The first, rather unnerving question asked was, "Is adaptation even different from new writing?" This was frankly not the question I was expecting because in my own head the two things are obviously different. Rather weakly I replied, "Surely they must be because otherwise we would never have come up with two words to describe the same thing. Right?" It quickly became apparent that my own certainty in asking the question had prompted a whole queue of people coming up to interrogate the very basis of the question. After taking a moment to overcome my goatish stubbornness (read: I'm a Capricorn) I quickly realised this was a better outcome than I could ever have expected!

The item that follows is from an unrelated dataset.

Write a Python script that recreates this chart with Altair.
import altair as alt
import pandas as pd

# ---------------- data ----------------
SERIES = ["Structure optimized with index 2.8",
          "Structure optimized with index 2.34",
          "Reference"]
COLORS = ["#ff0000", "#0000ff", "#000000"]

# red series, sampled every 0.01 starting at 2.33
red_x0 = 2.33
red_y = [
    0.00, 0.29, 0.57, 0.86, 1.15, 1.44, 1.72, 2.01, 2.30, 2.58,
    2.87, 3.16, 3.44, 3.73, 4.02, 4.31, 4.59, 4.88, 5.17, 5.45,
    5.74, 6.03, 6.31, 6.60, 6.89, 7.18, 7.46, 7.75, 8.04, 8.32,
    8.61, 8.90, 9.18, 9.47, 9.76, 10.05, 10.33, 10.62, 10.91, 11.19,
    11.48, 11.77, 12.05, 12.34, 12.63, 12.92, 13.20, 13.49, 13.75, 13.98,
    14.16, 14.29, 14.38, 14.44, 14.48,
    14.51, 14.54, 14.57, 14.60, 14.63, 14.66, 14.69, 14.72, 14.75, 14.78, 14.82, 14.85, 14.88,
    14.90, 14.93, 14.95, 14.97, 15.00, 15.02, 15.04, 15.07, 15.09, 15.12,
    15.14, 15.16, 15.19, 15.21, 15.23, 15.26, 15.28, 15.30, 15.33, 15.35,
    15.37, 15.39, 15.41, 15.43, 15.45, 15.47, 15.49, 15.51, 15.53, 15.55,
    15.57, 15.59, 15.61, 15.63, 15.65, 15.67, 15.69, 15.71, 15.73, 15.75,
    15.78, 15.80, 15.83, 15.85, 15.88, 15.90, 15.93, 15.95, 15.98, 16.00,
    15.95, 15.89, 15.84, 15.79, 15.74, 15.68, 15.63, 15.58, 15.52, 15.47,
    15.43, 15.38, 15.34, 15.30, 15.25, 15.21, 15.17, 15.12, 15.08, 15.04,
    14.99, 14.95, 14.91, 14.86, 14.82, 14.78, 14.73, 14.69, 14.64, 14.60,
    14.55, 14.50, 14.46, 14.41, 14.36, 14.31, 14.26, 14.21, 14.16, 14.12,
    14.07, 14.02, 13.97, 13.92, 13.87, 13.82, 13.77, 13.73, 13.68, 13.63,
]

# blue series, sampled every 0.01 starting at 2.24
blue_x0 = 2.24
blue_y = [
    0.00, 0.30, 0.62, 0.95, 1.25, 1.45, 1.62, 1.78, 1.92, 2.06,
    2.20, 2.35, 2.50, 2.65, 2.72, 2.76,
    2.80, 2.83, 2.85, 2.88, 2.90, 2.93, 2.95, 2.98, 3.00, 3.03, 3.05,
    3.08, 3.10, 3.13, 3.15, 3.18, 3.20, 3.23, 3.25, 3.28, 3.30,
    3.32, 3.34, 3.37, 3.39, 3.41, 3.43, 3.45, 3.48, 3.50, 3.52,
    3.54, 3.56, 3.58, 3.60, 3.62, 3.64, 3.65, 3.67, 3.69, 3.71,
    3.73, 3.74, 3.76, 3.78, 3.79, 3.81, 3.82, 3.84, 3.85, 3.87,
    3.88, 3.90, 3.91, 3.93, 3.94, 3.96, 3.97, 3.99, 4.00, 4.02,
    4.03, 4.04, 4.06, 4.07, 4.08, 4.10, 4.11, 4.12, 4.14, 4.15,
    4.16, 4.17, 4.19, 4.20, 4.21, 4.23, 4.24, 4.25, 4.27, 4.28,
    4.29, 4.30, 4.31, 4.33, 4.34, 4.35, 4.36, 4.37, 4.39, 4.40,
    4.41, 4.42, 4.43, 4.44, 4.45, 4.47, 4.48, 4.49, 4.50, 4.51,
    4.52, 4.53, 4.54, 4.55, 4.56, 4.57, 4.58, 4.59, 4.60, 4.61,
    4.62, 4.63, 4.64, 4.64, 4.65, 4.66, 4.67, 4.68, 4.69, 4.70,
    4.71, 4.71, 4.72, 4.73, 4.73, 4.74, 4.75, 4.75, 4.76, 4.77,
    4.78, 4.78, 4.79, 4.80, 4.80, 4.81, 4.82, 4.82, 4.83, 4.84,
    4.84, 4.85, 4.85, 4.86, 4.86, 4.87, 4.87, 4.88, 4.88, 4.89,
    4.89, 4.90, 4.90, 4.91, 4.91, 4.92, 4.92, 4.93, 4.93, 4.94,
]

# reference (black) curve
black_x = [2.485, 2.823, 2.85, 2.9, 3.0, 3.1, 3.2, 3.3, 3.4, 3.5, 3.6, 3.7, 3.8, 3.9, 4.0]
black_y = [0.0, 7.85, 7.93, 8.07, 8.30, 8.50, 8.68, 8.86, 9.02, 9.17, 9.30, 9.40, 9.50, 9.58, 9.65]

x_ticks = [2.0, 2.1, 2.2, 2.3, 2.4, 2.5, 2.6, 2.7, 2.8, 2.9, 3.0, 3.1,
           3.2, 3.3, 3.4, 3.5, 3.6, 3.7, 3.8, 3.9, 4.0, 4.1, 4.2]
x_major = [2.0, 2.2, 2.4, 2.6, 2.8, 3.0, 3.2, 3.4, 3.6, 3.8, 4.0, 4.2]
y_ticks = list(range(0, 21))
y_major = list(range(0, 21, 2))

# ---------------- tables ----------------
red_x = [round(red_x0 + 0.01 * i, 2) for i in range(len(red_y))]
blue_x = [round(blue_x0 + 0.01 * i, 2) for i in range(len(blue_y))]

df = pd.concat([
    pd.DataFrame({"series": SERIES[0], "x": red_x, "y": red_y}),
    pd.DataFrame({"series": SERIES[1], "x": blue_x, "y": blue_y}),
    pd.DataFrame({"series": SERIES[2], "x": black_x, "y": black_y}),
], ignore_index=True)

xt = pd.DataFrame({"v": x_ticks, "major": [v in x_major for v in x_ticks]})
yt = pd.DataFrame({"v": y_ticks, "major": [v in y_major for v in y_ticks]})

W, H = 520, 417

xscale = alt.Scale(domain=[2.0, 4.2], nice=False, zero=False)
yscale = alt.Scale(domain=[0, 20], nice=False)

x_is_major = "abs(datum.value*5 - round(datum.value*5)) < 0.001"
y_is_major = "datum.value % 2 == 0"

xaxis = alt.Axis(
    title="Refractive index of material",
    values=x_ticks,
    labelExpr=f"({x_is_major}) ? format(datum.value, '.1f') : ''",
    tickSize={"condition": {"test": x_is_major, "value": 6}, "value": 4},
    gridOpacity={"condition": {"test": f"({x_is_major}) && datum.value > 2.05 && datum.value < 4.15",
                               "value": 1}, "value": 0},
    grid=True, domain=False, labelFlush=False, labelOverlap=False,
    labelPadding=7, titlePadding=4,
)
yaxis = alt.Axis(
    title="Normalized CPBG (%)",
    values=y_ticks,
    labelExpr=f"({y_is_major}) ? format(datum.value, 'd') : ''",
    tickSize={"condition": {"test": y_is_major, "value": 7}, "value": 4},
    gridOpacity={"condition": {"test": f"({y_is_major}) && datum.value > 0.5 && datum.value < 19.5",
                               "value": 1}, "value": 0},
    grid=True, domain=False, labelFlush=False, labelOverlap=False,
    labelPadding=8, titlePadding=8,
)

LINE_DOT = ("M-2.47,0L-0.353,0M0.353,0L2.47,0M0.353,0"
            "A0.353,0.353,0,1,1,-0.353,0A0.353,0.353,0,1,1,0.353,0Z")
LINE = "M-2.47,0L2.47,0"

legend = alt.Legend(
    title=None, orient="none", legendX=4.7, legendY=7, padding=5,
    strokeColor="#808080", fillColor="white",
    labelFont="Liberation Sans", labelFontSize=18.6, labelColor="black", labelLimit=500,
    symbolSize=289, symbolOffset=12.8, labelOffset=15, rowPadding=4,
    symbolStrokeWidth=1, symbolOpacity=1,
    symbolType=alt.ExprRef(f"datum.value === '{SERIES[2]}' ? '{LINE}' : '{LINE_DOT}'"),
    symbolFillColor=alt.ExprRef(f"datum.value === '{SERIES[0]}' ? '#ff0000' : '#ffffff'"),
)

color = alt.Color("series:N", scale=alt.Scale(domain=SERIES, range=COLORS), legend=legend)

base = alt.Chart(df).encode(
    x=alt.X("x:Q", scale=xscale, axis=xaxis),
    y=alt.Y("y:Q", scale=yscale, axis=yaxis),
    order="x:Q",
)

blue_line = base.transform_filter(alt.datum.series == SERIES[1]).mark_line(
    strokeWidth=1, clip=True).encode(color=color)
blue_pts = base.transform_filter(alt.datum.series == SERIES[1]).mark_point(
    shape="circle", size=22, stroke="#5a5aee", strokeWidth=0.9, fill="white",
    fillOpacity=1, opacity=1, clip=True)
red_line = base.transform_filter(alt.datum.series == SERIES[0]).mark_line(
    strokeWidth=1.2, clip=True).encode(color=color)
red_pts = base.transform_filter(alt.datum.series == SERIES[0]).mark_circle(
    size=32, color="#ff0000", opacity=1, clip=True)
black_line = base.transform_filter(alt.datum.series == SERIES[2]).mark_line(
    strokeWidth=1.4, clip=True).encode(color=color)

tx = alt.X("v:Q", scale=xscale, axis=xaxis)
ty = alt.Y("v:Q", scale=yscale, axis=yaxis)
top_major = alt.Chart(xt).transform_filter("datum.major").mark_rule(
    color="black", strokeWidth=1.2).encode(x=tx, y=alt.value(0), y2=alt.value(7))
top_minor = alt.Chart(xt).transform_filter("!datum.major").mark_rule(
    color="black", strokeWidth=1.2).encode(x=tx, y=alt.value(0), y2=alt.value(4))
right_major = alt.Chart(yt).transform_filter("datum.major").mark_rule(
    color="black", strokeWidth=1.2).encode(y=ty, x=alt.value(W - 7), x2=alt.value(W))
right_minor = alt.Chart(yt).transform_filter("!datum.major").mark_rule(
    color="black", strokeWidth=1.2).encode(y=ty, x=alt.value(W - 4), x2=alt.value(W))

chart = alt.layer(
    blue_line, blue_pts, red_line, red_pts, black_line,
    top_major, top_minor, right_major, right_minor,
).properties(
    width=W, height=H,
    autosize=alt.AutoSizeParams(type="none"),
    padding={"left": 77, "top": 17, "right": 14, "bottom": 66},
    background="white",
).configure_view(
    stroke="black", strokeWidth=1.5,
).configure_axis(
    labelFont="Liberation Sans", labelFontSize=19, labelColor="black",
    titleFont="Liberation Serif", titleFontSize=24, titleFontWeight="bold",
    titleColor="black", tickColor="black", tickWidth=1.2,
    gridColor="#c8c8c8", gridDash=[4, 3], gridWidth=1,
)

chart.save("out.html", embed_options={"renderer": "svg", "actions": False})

Through the crucible of discussion and frank interaction the word adaptation slowly came to be disentangled from 'a new production of...'. The latter described what was initially the enemy of quality theatre-making: a re-staging of a text written by an old, dead, middle-class white man by a group of living people. Adaptation became stunning productions like Teenage Dick or Chekhov's First Play: daring reinventions of canonical work. We felt that one of the most effective tools available to an adaptor is defamiliarisation, applying a shock to audience expectation in order to illuminate a new, relevant idea. But, regardless of the level of familiarity whenever you programme a production of a show from the Western canon you are making an active choice not to stage a play by a young, queer, black woman (for example). The question of familiarity then caught us: audiences are more likely to come and see a play they are familiar with as it feels less financially risky than a play that have never heard of. This in turn means that adaptation can be a safer bet for producers and Artistic Directors. However, ever the tricksters, we realised a well done adaptation like 'Death of a Salesman' can bring audiences in to see, what is in fact a far more radical piece of theatre than they were expecting. This production in particular was ostensibly an example of the dreaded "a production of..." - it was a very faithful re-staging of a play by an old, dead, white man. However, changing the race of the cast and the modern dramaturgy created a piece all agreed had both relevance and importance to modern theatre. So, even the least of the three categories could have relevance.

Relevance became a reoccurring topic for the rest of the discussion: we wondered who 'relevant' is relevant to? Is relevance a temporal or societal metric? Must something be new to be relevant? What about artistic relevance? Newness led the discussion to the cliche questions of 'why this? why now?' - is this how we measure relevance? Old stories die if not told in new ways, but should old stories be left to die? Should new stories take their place? But, are there any new stories?

Finally, we opened the boxes of translation as adaptation, and also questions of adaptation across mediums like film to theatre, and interactive and immersive experiences which, it quickly became clear, were questions too large for this single session.

The short answer, to the question of relevance, is yes. Regardless of how you define the metric, adaptation can be as relevant as a piece of new writing as long as it is a qualitatively good piece of theatre being innovative either in form or in content and its familiarity might be a real aid in the exposure of traditional theatre audiences to radical, new ideas.